These waffle cones hit all the right notes given they're sweet and a little salty -- the perfect complement to any plant-based ice cream recipe. Use these in place of typical preservative-filled waffle cones, and feel free to play around with different granulated sweeteners -- just keep all ingredients real which is more supportive to your gastrointestinal system.
(use organic ingredients where possible)
- 1 cup gluten-free flour blend
- ½ cup granulated coconut sugar
- 1 tsp vanilla extract
- ¾ cup coconut milk (or any plant-based milk)
- ½ cup extra virgin coconut oil
- Sea salt
- 2 tbsp flaxseed meal
- Ground cinnamon
- 1 tsp cinnamon powder
- Combine all ingredients in a bowl.
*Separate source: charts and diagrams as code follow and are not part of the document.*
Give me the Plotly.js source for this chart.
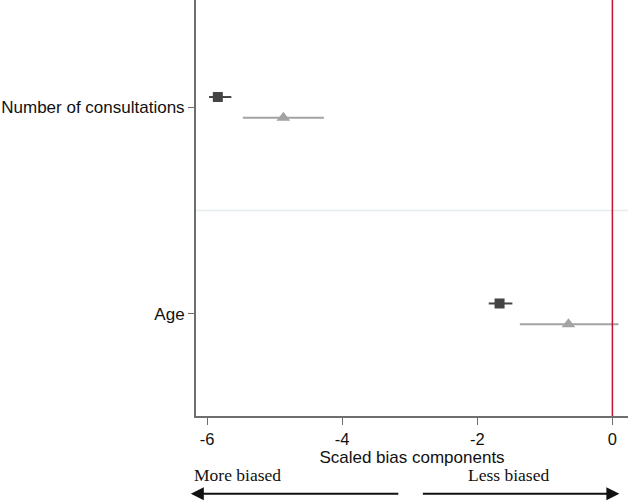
<!DOCTYPE html>
<html><head><meta charset="utf-8">
<script src="https://cdn.plot.ly/plotly-3.0.1.min.js"></script>
<style>html,body{margin:0;padding:0;background:#fff}#chart{width:633px;height:502px}</style>
</head><body><div id="chart"></div>
<script>
const categories = ["Age", "Number of consultations"];
const seriesAEst = [-1.67, -5.84];
const seriesALow = [-1.83, -5.97];
const seriesAHigh = [-1.48, -5.64];
const seriesBEst = [-0.65, -4.87];
const seriesBLow = [-1.37, -5.47];
const seriesBHigh = [0.09, -4.27];
const xTicks = [-6, -4, -2, 0];

const catPos = categories.map((c, i) => i + 1);
const off = 0.05;
function trace(est, lo, hi, dy, sym, col, size) {
  return {
    type: 'scatter', mode: 'markers',
    x: est, y: catPos.map(p => p + dy),
    marker: {symbol: sym, size: size, color: col},
    error_x: {type: 'data', symmetric: false,
      array: hi.map((h, i) => h - est[i]),
      arrayminus: lo.map((l, i) => est[i] - l),
      color: col, thickness: 2, width: 0},
    showlegend: false, hoverinfo: 'x'
  };
}
const data = [
  trace(seriesAEst, seriesALow, seriesAHigh, off, 'square', '#444444', 10),
  trace(seriesBEst, seriesBLow, seriesBHigh, -off, 'triangle-up', '#a3a3a3', 12)
];
const serif = 'Liberation Serif, Times New Roman, serif';
const layout = {
  width: 633, height: 502,
  margin: {l: 196, r: 5, t: 0, b: 86},
  paper_bgcolor: '#fff', plot_bgcolor: '#fff',
  font: {family: 'Liberation Sans, Arial, sans-serif', size: 17, color: '#111'},
  xaxis: {range: [-6.163, 0.231], tickvals: xTicks, ticktext: xTicks.map(String),
    tickfont: {size: 16.5},
    showgrid: false, zeroline: false, showline: true, linecolor: '#6e6e6e', linewidth: 2,
    ticks: 'outside', ticklen: 7, tickcolor: '#6e6e6e', tickwidth: 1,
    title: {text: 'Scaled bias components', standoff: 0, font: {size: 17}}},
  yaxis: {range: [0.505, 2.52], tickvals: catPos, ticktext: categories,
    showgrid: false, zeroline: false, showline: true, linecolor: '#6e6e6e', linewidth: 2,
    ticks: 'outside', ticklen: 6, tickcolor: '#6e6e6e', tickwidth: 1},
  shapes: [
    {type: 'line', xref: 'paper', x0: 0, x1: 1, yref: 'y', y0: 1.5, y1: 1.5,
      line: {color: '#e4ecee', width: 1.5}},
    {type: 'line', xref: 'x', x0: 0, x1: 0, yref: 'paper', y0: 0, y1: 1,
      line: {color: '#c8102e', width: 1.5}}
  ],
  annotations: [
    {xref: 'paper', yref: 'paper', x: -0.01, y: -0.142, xanchor: 'left', yanchor: 'middle',
      text: 'More biased', showarrow: false,
      font: {family: serif, size: 17.5, color: '#111'}},
    {xref: 'paper', yref: 'paper', x: 0.624, y: -0.142, xanchor: 'left', yanchor: 'middle',
      text: 'Less biased', showarrow: false,
      font: {family: serif, size: 17.5, color: '#111'}},
    {xref: 'paper', yref: 'paper', x: -0.012, y: -0.187, text: '', showarrow: true,
      axref: 'pixel', ayref: 'pixel', ax: 209, ay: 0, arrowhead: 2, arrowsize: 1.3,
      arrowwidth: 2, arrowcolor: '#111', standoff: 0},
    {xref: 'paper', yref: 'paper', x: 0.98, y: -0.187, text: '', showarrow: true,
      axref: 'pixel', ayref: 'pixel', ax: -198, ay: 0, arrowhead: 2, arrowsize: 1.3,
      arrowwidth: 2, arrowcolor: '#111', standoff: 0}
  ]
};
Plotly.newPlot('chart', data, layout, {displayModeBar: false, staticPlot: true});
</script></body></html>
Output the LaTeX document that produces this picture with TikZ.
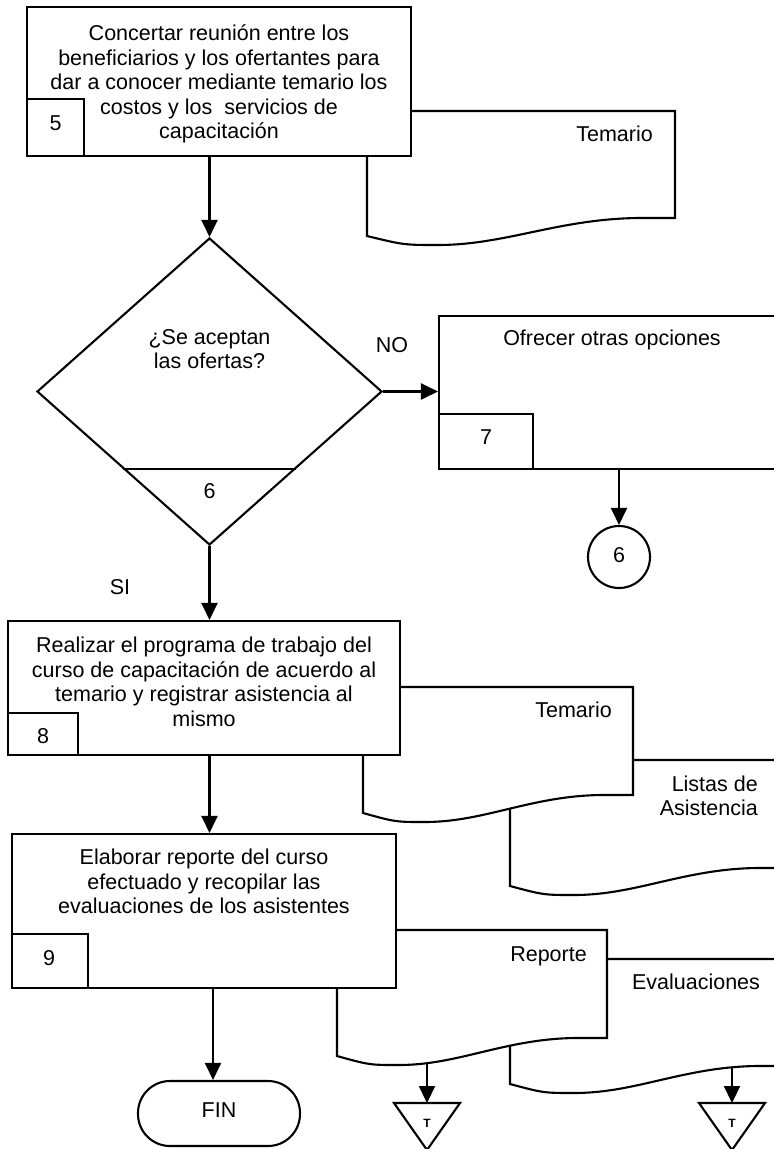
\documentclass[tikz,border=0pt]{standalone}
\usepackage{fontspec}
\setmainfont{Liberation Sans}
\usetikzlibrary{shapes.geometric,arrows.meta,calc}
\tikzset{
  boxst/.style={draw, line width=2.1pt, fill=white, rectangle, inner sep=0pt},
  txt/.style={inner sep=0pt, font=\fontsize{21.5}{24.5}\selectfont, align=center},
  arr/.style={line width=2.1pt, arrows={-{Triangle[length=17pt,width=16pt]}}},
  docst/.style={draw, line width=2.1pt, fill=white, line join=miter},
  tst/.style={inner sep=0pt, font=\fontsize{12}{14}\selectfont\bfseries},
}
% #1 left x, #2 right x, #3 top y, #4 bottom-left y
\newcommand\mydocshape[4]{%
  \path[docst] (#1,#3) -- (#2,#3) -- (#2,{#4-18})
    -- ({#1+0.88*(#2-#1)},{#4-18})
    .. controls ({#1+0.62*(#2-#1)},{#4-17}) and ({#1+0.45*(#2-#1)},{#4+9}) ..
    ({#1+0.23*(#2-#1)},{#4+9})
    .. controls ({#1+0.12*(#2-#1)},{#4+9}) .. (#1,#4) -- cycle;%
}
\begin{document}
\begin{tikzpicture}[x=1pt,y=-1pt]
\useasboundingbox (0,0) rectangle (774,1149);
\clip (0,0) rectangle (774,1149);

% ---- step 5 ----
\mydocshape{367}{675}{111}{236}
\node[txt, anchor=base east] (tem1) at (653,141) {Temario};
\node[boxst, minimum width=384pt, minimum height=149pt] (b5) at (219,81.5) {};
\node[boxst, minimum width=57pt, minimum height=57pt, anchor=south west] (n5) at (b5.south west) {};
\node[txt, anchor=base] (l5) at (55.5,130) {5};
\node[txt] (t5) at (219,84) {Concertar reunión entre los\\beneficiarios y los ofertantes para\\dar a conocer mediante temario los\\costos y los\ \ servicios de\\capacitación};

% ---- decision 6 ----
\node[draw, line width=2.1pt, diamond, inner sep=0pt, minimum width=345pt, minimum height=307pt, fill=white] (d) at (209.5,391.5) {};
\draw[line width=2.1pt] ($(d.south)!0.5!(d.west)$) -- ($(d.south)!0.5!(d.east)$);
\node[txt] (td) at (209.5,349) {¿Se aceptan\\las ofertas?};
\node[txt, anchor=base] (l6) at (209.5,498) {6};
\node[txt, anchor=base] (no) at (392,352) {NO};
\node[txt, anchor=base] (si) at (120,594) {SI};

% ---- step 7 ----
\node[boxst, minimum width=351pt, minimum height=153pt] (b7) at (614.5,392.5) {};
\node[boxst, minimum width=94pt, minimum height=55pt, anchor=south west] (n7) at (b7.south west) {};
\node[txt, anchor=base] (l7) at (486,444) {7};
\node[txt, anchor=base] (t7) at (612,345) {Ofrecer otras opciones};
\node[draw, line width=2.1pt, circle, inner sep=0pt, minimum size=62pt] (c6) at (619,557) {};
\node[txt, anchor=base] (lc6) at (619,562) {6};

% ---- step 8 ----
\mydocshape{510}{790}{760}{886}
\node[txt, align=right, anchor=east] (lis) at (758,796) {Listas de\\Asistencia};
\mydocshape{363}{633}{687}{813}
\node[txt, anchor=base east] (tem2) at (612,717) {Temario};
\node[boxst, minimum width=392pt, minimum height=134pt] (b8) at (204,688) {};
\node[boxst, minimum width=70pt, minimum height=42pt, anchor=south west] (n8) at (b8.south west) {};
\node[txt, anchor=base] (l8) at (43,743) {8};
\node[txt] (t8) at (204,682) {Realizar el programa de trabajo del\\curso de capacitación de acuerdo al\\temario y registrar asistencia al\\mismo};

% ---- step 9 ----
\mydocshape{510}{790}{959}{1084}
\node[txt, anchor=base] (eva) at (696,989) {Evaluaciones};
\mydocshape{337}{607}{930}{1056}
\node[txt, anchor=base east] (rep) at (587,961) {Reporte};
\node[boxst, minimum width=384pt, minimum height=154pt] (b9) at (204,911) {};
\node[boxst, minimum width=76pt, minimum height=54pt, anchor=south west] (n9) at (b9.south west) {};
\node[txt, anchor=base] (l9) at (49,965) {9};
\node[txt] (t9) at (204,881.5) {Elaborar reporte del curso\\efectuado y recopilar las\\evaluaciones de los asistentes};

% ---- end ----
\node[draw, line width=2.1pt, rectangle, rounded corners=32pt, inner sep=0pt, minimum width=162pt, minimum height=65pt] (fin) at (219,1113.5) {};
\node[txt, anchor=base] (tfin) at (219,1117) {FIN};

% ---- archive triangles ----
\draw[line width=2.1pt, line join=miter] (394,1103) -- (460,1103) -- (427,1150) -- cycle;
\coordinate (tr1) at (427,1103);
\node[tst, anchor=base] (T1) at (427,1127) {T};
\draw[line width=2.1pt, line join=miter] (699,1103) -- (765,1103) -- (732,1150) -- cycle;
\coordinate (tr2) at (732,1103);
\node[tst, anchor=base] (T2) at (732,1127) {T};
\coordinate (rb) at (427,1064);
\coordinate (eb) at (732,1068);
\coordinate (f9) at (213,988);

% ---- connectors ----
\draw[arr] (d.north |- b5.south) -- (d.north);
\draw[arr] (d.east) -- (d.east -| b7.west);
\draw[arr] (c6.north |- b7.south) -- (c6.north);
\draw[arr] (d.south) -- (d.south |- b8.north);
\draw[arr] (d.south |- b8.south) -- (d.south |- b9.north);
\draw[arr] (f9) -- (f9 |- fin.north);
\draw[arr] (rb) -- (tr1);
\draw[arr] (eb) -- (tr2);
\end{tikzpicture}
\end{document}
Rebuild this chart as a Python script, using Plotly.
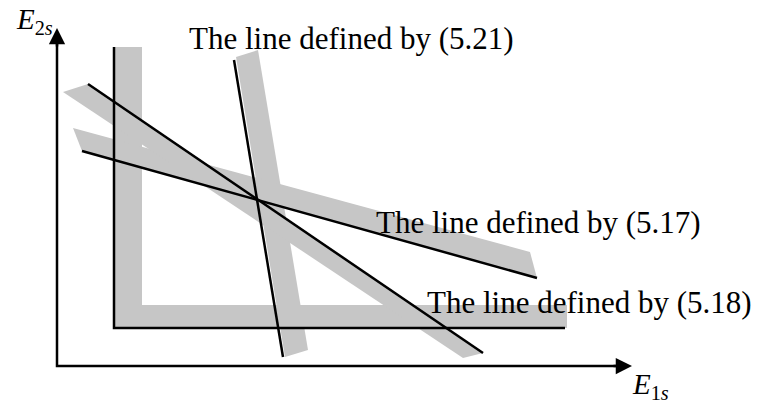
import plotly.graph_objects as go

# diagram coordinates: origin at the corner of the two axes
x_axis_end = 575
y_axis_end = 338

# grey tolerance bands (polygons)
band_L_x = [57, 85, 85, 510, 510, 57]
band_L_y = [319, 319, 61, 61, 38, 38]
band_521_x = [179, 201, 251, 228]
band_521_y = [309, 316, 16, 9]
band_517_x = [16, 25, 480, 473]
band_517_y = [238, 215, 88, 114]
band_518_x = [31, 6, 406, 426]
band_518_y = [282, 274, 8, 13]

# black lines
line_L_x = [57, 57, 508]
line_L_y = [319, 38, 38]
line_521_x = [177, 226]
line_521_y = [306, 9]
line_517_x = [25, 480]
line_517_y = [215, 88]
line_518_x = [31, 426]
line_518_y = [282, 13]

labels = ["The line defined by (5.21)", "The line defined by (5.17)", "The line defined by (5.18)"]
label_x = [294, 481, 532]
label_y = [328, 144, 64]

GREY = "#c6c6c6"
FONT = "Liberation Serif"

fig = go.Figure()
for bx, by in [(band_L_x, band_L_y), (band_521_x, band_521_y),
               (band_517_x, band_517_y), (band_518_x, band_518_y)]:
    fig.add_trace(go.Scatter(x=bx, y=by, fill="toself", fillcolor=GREY,
                             mode="lines", line=dict(width=0, color=GREY),
                             hoverinfo="skip", showlegend=False))

for lx, ly in [(line_L_x, line_L_y), (line_521_x, line_521_y),
               (line_517_x, line_517_y), (line_518_x, line_518_y)]:
    fig.add_trace(go.Scatter(x=lx, y=ly, mode="lines",
                             line=dict(width=2.5, color="black"),
                             hoverinfo="skip", showlegend=False))

# axes with arrows
fig.add_trace(go.Scatter(x=[0, 0, x_axis_end - 8], y=[y_axis_end - 8, 0, 0], mode="lines",
                         line=dict(width=2.5, color="black"), hoverinfo="skip", showlegend=False))
fig.add_annotation(x=0, y=y_axis_end, ax=0, ay=y_axis_end - 20, xref="x", yref="y",
                   axref="x", ayref="y", showarrow=True, arrowhead=2, arrowsize=1.3,
                   arrowwidth=2.5, arrowcolor="black", text="")
fig.add_annotation(x=x_axis_end, y=0, ax=x_axis_end - 20, ay=0, xref="x", yref="y",
                   axref="x", ayref="y", showarrow=True, arrowhead=2, arrowsize=1.3,
                   arrowwidth=2.5, arrowcolor="black", text="")

for t, tx, ty in zip(labels, label_x, label_y):
    fig.add_annotation(x=tx, y=ty, text=t, showarrow=False, xanchor="center", yanchor="middle",
                       font=dict(family=FONT, size=31, color="black"))

fig.add_annotation(x=-2, y=345, text="<i>E</i><sub>2<i>s</i></sub>", showarrow=False,
                   xanchor="right", yanchor="middle", font=dict(family=FONT, size=29, color="black"))
fig.add_annotation(x=573, y=-20, text="<i>E</i><sub>1<i>s</i></sub>", showarrow=False,
                   xanchor="left", yanchor="middle", font=dict(family=FONT, size=29, color="black"))

# ranges shifted by the 8px page margin so the drawing lands where the reference has it
fig.update_xaxes(range=[-49, 710], visible=False)
fig.update_yaxes(range=[-43, 358], visible=False)
fig.update_layout(width=759, height=401, margin=dict(l=0, r=0, t=0, b=0),
                  plot_bgcolor="white", paper_bgcolor="white")
fig.write_html("out.html")
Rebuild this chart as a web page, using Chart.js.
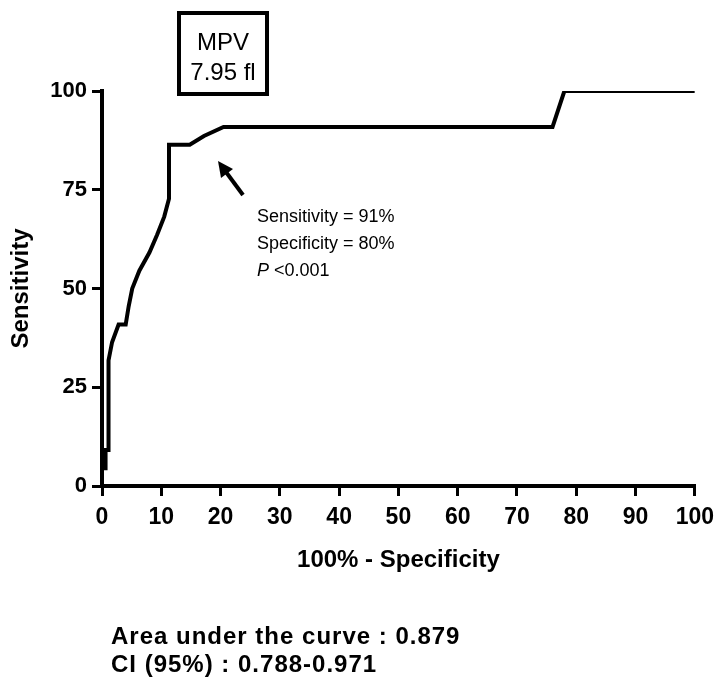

Whisk to ensure there are no lumps.
- Spoon even amounts of batter onto hot plate or waffle maker. If using a hot plate, use a spatula to flatten out into a medium-size pancake shape,
- Once batter has browned, place a cone roller onto the flattened circle of cooked batter.
- Once batter is completely wrapped around the cone roller, lift it off the hot plate and onto a cooled surface.
- Wait a few seconds for it to cool and harden - this stabilizes its shape.
- Remove cone roller and leave waffle cone to cool further on a drying rack.
- Fill with ice cream and enjoy!
- Store any left-over cones for up to 3 weeks in an airtight container in a cool pantry.